Già anni fa il cardinale Carlo Maria Martini, in una sua riflessione sul doloroso e reiterato conflitto israelo-palestinese aveva affermato: «Qui tutti vogliono la pace, però nessuno vuole pagarne il prezzo. La pace ha un prezzo. La pace si paga, richiede compromessi, anche nel senso di lasciar cadere alcuni diritti rivendicati. Se si parte con la sola idea che bisogna conservare la totalità dei propri diritti, non sarà mai possibile arrivare alla pace».
Ed anche Papa Francesco ha fatto eco, di recente, a tale consapevolezza, affermando a sua volta – a proposito del conflitto russo-ucraino - che serve il coraggio di “alzare bandiera bianca", che non è un atto di resa, ma di forza, responsabilità e umanità.

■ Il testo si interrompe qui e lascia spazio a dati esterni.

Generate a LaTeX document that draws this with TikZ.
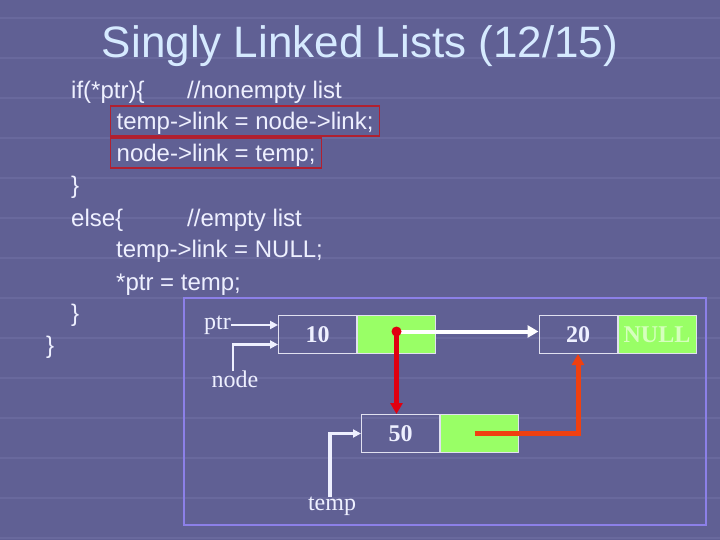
\documentclass[tikz,border=0pt]{standalone}
\usepackage{fontspec}
\setmainfont{Liberation Serif}
\setsansfont{Liberation Sans}
\usetikzlibrary{positioning,arrows.meta}
\definecolor{slide}{RGB}{96,96,148}
\definecolor{stripe}{RGB}{112,112,164}
\definecolor{titleblue}{RGB}{214,234,255}
\definecolor{codewhite}{RGB}{238,240,255}
\definecolor{hlred}{RGB}{176,32,48}
\definecolor{framevio}{RGB}{140,128,232}
\definecolor{cellgreen}{RGB}{153,255,102}
\definecolor{cellline}{RGB}{225,225,240}
\definecolor{nullgreen}{RGB}{214,255,190}
\definecolor{linkred}{RGB}{224,0,16}
\definecolor{linkorange}{RGB}{240,64,16}

\begin{document}
\begin{tikzpicture}[x=1pt,y=-1pt,
  codeln/.style={anchor=base west,inner sep=0pt,text=codewhite,font=\sffamily\fontsize{24}{28}\selectfont},
  hl/.style={draw=hlred,line width=1.4pt,inner xsep=6pt,inner ysep=0pt,text height=24pt,text depth=6pt},
  cell/.style={draw=cellline,line width=1pt,minimum width=78pt,minimum height=38pt,inner sep=0pt,text=codewhite,font=\bfseries\fontsize{24}{28}\selectfont},
  linkcell/.style={cell,fill=cellgreen,text=nullgreen},
  lbl/.style={inner sep=0pt,text=codewhite,font=\fontsize{24}{28}\selectfont},
  ptrln/.style={draw=codewhite,line width=2.2pt,-{Triangle[length=8pt,width=8pt]}},
  linkln/.style={line width=4.5pt,-{Triangle[length=11pt,width=12pt]}}]
  \useasboundingbox (0,0) rectangle (720,540);
  \fill[slide] (0,0) rectangle (720,540);
  \foreach \y in {18,58,...,538}
    \draw[stripe,line width=1.5pt,opacity=0.6] (0,\y) -- (720,\y);
  \node[anchor=base,inner sep=0pt,text=titleblue,font=\sffamily\fontsize{44}{50}\selectfont] (title) at (360,58) {Singly Linked Lists (12/15)};
  \node[codeln] (c1) at (71,99) {if(*ptr)\{};
  \node[codeln] (c1c) at (187,99) {//nonempty list};
  \node[codeln,hl] (c2) at (110,130) {temp->link = node->link;};
  \node[codeln,hl] (c3) at (110,162) {node->link = temp;};
  \node[codeln] (c4) at (71,194) {\}};
  \node[codeln] (c5) at (71,226) {else\{};
  \node[codeln] (c5c) at (187,226) {//empty list};
  \node[codeln] (c6) at (116,258) {temp->link = NULL;};
  \node[codeln] (c7) at (116,290) {*ptr = temp;};
  \node[codeln] (c8) at (71,321) {\}};
  \node[codeln] (c9) at (46,353) {\}};
  \draw[framevio,line width=1.5pt] (184,298) rectangle (706,525);
  \node[cell] (d10) at (317.5,334.5) {10};
  \node[linkcell,right=0pt of d10] (l10) {};
  \node[cell] (d20) at (578,334.5) {20};
  \node[linkcell,right=0pt of d20] (l20) {NULL};
  \node[cell] (d50) at (400.5,433.5) {50};
  \node[linkcell,right=0pt of d50] (l50) {};
  \node[lbl,anchor=east] (ptr) at (231,325) {ptr};
  \node[lbl,anchor=north] (nodelbl) at (235,371) {node};
  \node[lbl,anchor=north] (templbl) at (332,497) {temp};
  \draw[ptrln] (ptr.east) -- (ptr.east -| d10.west);
  \draw[ptrln] ([xshift=-2pt]nodelbl.north) |- ([yshift=-10pt]d10.west);
  \draw[ptrln,line width=3.5pt] ([xshift=-2pt]templbl.north) |- (d50.west);
  \coordinate (dot) at ([yshift=3pt]l10.center);
  \draw[linkln,white,line width=4pt] (dot) -- (dot -| d20.west);
  \draw[linkln,linkred] (dot) -- (dot |- d50.north);
  \draw[linkln,linkorange,line width=5pt] ([xshift=-5pt]l50.center) -| (d20.south);
  \fill[linkred] (dot) circle (5pt);
\end{tikzpicture}
\end{document}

La guerra, prima che sui campi di battaglia, inizia nei pensieri e nei sentimenti; e non si può parlare di vittoria se il prezzo è il terrore, la violenza, l’annientamento di altri popoli, lingue e culture. La guerra fa solo perdenti, da ogni parte.
Allora anche la rivoluzione – intesa come cambiamento reale e fruttuoso - deve partire dai pensieri e dai sentimenti, dal mutamento delle visioni, dal cambio di prospettiva per cui tutto ciò che si sta mettendo in atto appaia inutile e dannoso per l’intera umanità e non soltanto per i popoli in contesa.
Ecco allora la necessità che anche la partecipazione al dialogo di pace debba essere universale, affinché il seme della speranza e della rinascita germogli ovunque, in qualunque angolo della Terra in cui sia minata l’esistenza dei popoli e il rispetto delle loro origini e tradizioni.
La pace è responsabilità di tutti.
Questo, adesso, è il senso della Pasqua.